The excise tax on general aviation, to fund airports, is a trust-fund tax.

== Liability ==
A trust-fund tax has the special characteristic that if it is owed by a business entity such as a corporation or LLC, the management of the business entity can be held personally liable for payment of the tax if the entity fails to do so.

The presumption is that the entity was supposed to withhold employee-owed payroll taxes or customer-owed sales taxes, and set those funds aside from the general funds of the entity, and not allow those funds to be spent for any purpose except payment of the trust-fund tax. Thus, in effect, failing to pay a trust-fund tax is considered the equivalent of management embezzling the funds that were due, and being personally liable for non-payment. Additionally, an employee with authority to sign checks for a business can also be held liable for non-payment of trust-fund taxes if they knew or should have known the business was liable for the tax, even if the business' owner instructed them not to pay the tax.
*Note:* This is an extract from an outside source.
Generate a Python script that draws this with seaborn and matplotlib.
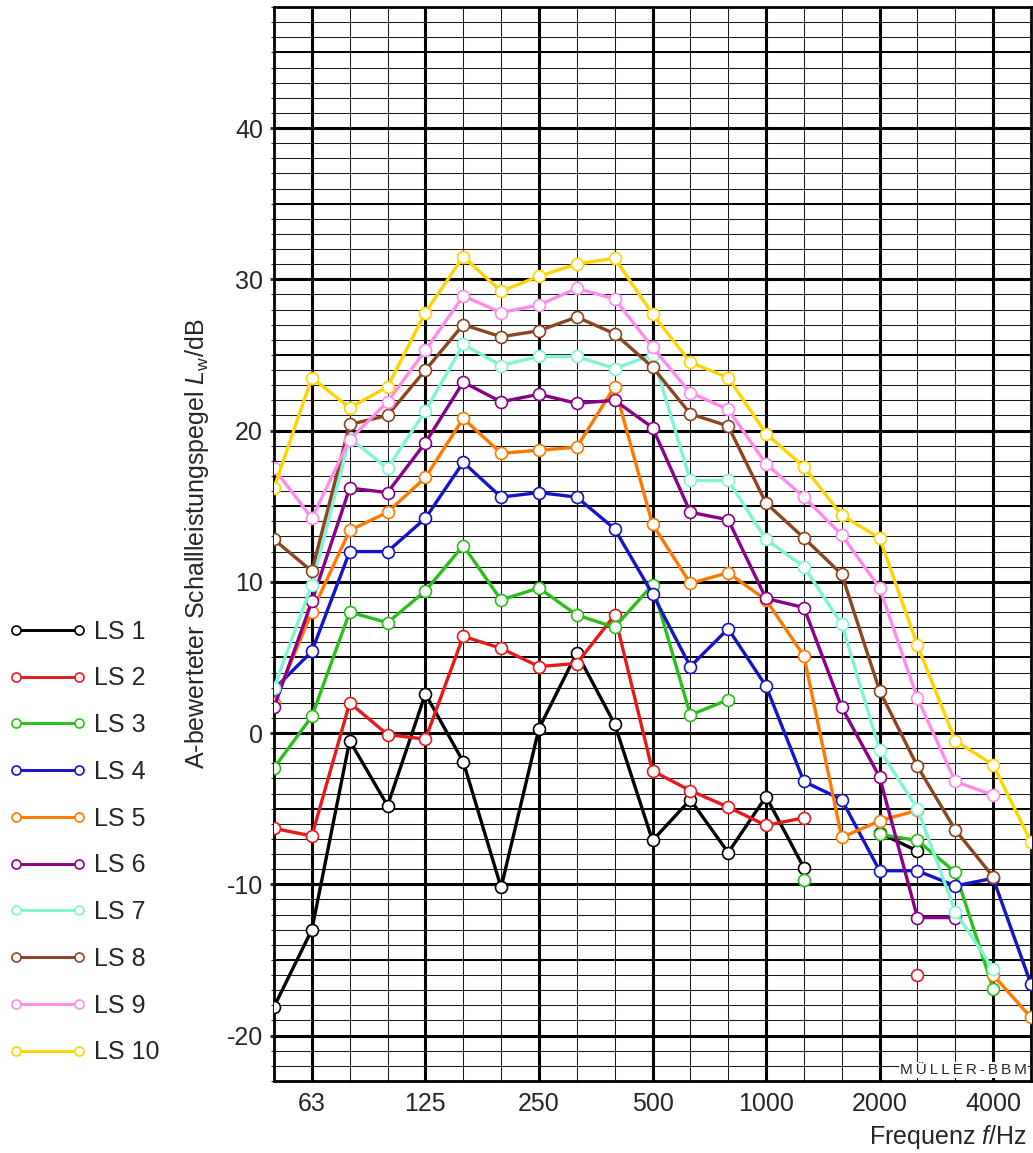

Note that the prime characteristic of a tax being considered a trust-fund tax is that it was collected (or was supposed to be collected) from a third party, and failure to pay a trust fund tax by an entity allows the taxing authority to optionally look to the managers, responsible employees and potentially owners of the entity for the unpaid taxes.

For example, if a corporation goes bankrupt, owing $100,000 in income tax, the managers of a business entity (corporation, limited liability company, etc.) have no personal liability for this tax (it is owed by the entity on its own), but if it owed $500 in sales taxes the government to whom it is due can go after management as a personal liability for the tax (the entity was supposed to collect the tax in trust for that government, segregate the funds until due and pay it).

In some cases non-payment of trust fund taxes can be more serious than non-payment of income or other taxes. In California, for example, it is a misdemeanor for the management of a business entity to willfully fail to remit trust-fund taxes such as any withholding from an employee's wages made pursuant to a state or local law, and if the amount of tax due exceeds $500 the class of crime becomes a felony. On the other hand, income tax evasion is punishable with a fine and/or imprisonment. The IRS can assess penalties as well.